• **GIVEN INSTRUCTION**: Copy every line from the material below that holds "this".

• **DATA SHOWN**:
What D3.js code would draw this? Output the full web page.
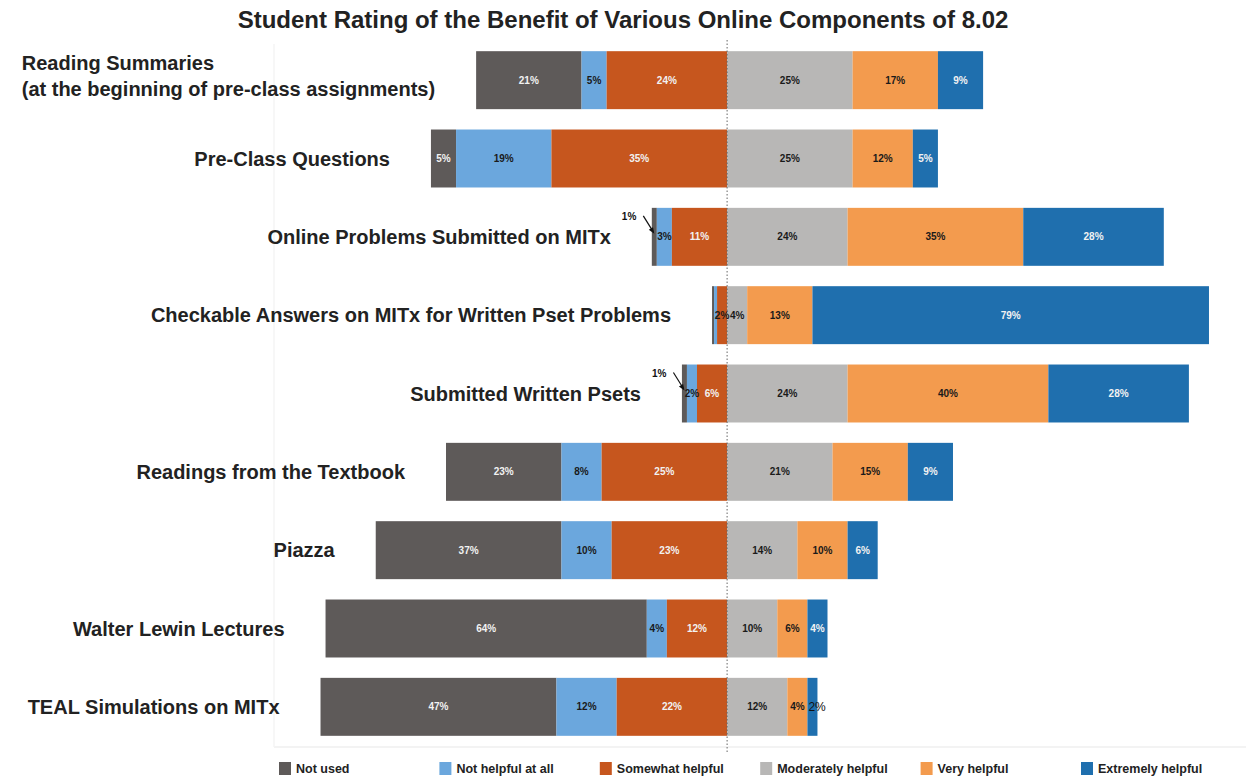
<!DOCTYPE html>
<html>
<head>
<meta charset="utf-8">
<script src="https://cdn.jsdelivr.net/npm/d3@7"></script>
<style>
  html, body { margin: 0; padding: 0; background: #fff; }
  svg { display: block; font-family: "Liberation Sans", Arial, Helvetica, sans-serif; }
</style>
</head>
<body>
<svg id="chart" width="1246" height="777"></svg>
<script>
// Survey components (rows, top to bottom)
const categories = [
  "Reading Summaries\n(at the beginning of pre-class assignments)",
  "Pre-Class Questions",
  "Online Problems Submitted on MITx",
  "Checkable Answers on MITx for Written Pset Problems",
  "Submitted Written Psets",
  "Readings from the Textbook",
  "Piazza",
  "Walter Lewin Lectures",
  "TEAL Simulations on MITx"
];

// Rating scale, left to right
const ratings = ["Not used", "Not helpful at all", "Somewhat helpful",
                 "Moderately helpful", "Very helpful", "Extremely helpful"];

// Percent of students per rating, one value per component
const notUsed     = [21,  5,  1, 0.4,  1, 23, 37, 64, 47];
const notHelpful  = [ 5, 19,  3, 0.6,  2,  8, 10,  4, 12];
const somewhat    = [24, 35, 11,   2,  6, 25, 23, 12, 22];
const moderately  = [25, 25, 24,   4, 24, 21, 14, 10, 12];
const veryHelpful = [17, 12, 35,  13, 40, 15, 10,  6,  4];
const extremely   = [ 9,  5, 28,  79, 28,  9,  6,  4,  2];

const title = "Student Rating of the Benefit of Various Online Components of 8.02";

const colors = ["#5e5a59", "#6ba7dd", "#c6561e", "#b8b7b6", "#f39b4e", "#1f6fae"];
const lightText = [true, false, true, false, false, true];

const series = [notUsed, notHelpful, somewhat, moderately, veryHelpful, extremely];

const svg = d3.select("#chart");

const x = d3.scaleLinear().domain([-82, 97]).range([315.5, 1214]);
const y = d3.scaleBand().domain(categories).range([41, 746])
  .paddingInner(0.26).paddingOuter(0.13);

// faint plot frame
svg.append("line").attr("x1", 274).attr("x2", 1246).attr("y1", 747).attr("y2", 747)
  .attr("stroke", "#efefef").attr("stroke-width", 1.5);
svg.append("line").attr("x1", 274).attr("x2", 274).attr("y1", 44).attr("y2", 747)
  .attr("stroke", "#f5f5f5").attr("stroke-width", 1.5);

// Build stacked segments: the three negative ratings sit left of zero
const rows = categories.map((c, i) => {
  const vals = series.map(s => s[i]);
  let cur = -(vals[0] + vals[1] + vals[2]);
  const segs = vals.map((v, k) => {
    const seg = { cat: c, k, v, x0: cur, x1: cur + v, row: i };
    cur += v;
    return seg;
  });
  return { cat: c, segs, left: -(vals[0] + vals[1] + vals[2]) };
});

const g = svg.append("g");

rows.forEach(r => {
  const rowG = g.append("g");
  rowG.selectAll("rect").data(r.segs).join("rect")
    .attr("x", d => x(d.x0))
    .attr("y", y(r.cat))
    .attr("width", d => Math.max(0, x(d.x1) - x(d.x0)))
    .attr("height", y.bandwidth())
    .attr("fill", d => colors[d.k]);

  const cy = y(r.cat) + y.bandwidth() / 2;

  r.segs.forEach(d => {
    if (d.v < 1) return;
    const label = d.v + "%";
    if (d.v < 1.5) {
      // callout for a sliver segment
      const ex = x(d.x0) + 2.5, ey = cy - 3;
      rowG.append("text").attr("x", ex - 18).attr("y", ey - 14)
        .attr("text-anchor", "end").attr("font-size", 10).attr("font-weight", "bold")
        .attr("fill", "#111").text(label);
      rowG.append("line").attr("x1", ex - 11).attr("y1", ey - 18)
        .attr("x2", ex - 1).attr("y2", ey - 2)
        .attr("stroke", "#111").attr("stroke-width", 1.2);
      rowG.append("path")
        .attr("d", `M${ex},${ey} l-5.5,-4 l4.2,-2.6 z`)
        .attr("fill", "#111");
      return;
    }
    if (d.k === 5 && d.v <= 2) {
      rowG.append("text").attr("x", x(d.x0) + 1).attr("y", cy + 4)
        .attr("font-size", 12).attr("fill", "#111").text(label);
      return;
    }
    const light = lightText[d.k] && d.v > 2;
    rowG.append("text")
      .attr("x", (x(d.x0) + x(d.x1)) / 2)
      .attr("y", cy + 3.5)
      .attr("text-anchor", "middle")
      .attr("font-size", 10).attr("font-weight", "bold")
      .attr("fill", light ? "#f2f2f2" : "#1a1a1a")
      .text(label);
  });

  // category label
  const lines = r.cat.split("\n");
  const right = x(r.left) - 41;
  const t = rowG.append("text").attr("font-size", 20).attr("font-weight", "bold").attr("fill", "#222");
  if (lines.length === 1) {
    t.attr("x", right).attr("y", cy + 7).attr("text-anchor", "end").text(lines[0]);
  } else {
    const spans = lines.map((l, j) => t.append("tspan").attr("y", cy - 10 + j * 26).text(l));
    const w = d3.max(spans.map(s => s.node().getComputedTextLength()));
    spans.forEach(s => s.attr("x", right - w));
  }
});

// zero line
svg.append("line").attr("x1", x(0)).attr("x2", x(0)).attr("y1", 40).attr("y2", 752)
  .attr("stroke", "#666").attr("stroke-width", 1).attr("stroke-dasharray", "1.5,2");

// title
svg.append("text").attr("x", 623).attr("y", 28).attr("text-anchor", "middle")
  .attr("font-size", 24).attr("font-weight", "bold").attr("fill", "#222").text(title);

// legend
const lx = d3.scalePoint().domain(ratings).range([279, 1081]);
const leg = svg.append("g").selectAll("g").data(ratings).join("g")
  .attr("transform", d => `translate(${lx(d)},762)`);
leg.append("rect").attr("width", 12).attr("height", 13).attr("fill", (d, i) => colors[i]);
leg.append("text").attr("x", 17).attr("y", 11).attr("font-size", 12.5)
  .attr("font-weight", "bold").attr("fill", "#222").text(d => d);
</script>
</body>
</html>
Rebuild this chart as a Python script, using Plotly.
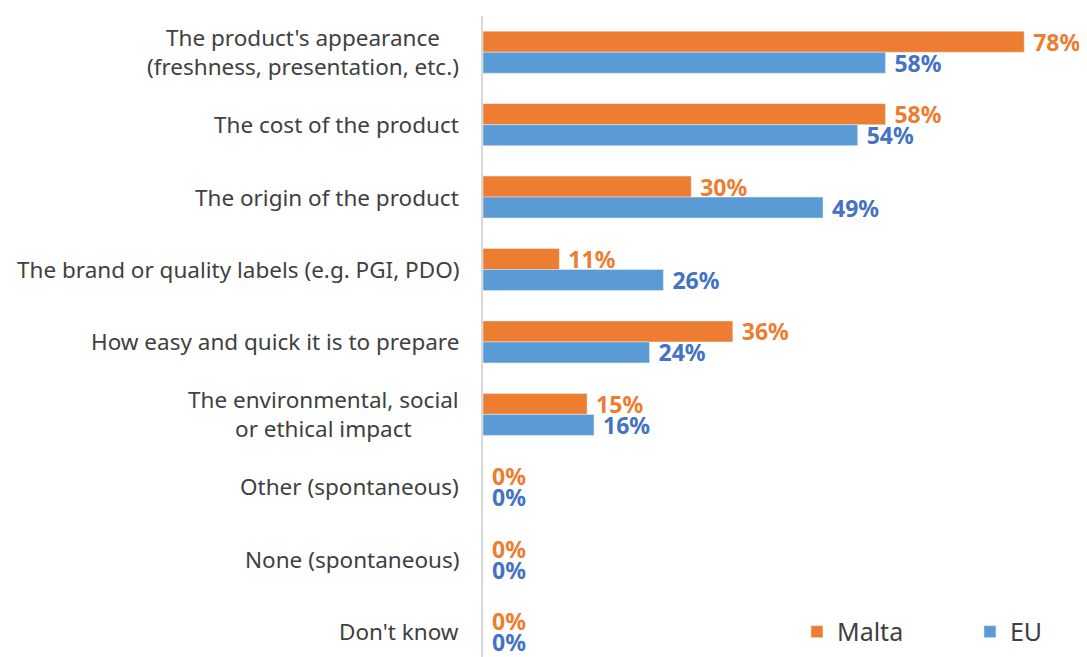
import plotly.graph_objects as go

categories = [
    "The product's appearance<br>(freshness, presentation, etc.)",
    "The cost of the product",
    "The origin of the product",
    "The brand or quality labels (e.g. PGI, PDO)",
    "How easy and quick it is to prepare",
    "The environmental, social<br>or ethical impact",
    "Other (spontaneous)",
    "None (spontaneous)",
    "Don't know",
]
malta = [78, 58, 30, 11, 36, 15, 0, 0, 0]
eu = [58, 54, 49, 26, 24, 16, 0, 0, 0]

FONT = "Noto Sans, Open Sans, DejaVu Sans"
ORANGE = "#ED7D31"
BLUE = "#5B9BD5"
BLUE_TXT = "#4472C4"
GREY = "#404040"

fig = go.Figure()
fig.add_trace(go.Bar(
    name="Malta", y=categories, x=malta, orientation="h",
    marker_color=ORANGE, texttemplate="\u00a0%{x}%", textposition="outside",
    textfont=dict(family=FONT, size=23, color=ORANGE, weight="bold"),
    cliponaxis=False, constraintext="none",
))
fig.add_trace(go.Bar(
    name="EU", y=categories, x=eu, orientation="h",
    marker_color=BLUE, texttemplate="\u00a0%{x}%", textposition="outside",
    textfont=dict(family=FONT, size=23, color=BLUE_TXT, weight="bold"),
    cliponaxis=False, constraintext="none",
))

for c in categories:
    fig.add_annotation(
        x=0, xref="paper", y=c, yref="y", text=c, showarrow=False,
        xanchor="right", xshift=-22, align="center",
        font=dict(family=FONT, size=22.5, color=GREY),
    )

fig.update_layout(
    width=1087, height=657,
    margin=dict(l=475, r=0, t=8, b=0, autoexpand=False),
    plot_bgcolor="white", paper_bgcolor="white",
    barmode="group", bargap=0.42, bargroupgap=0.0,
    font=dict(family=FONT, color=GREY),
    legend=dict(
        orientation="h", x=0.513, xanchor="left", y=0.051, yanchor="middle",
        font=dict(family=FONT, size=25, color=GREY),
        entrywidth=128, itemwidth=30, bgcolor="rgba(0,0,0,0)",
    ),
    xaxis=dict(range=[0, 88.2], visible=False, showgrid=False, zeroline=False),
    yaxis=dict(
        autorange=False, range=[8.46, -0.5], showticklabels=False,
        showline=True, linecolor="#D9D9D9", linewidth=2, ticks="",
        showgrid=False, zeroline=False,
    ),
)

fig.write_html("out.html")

• **EXERCISE OUTPUT**:
What D3.js code would draw this? Output the full web page.
Rebuild this chart as a Python script, using Plotly.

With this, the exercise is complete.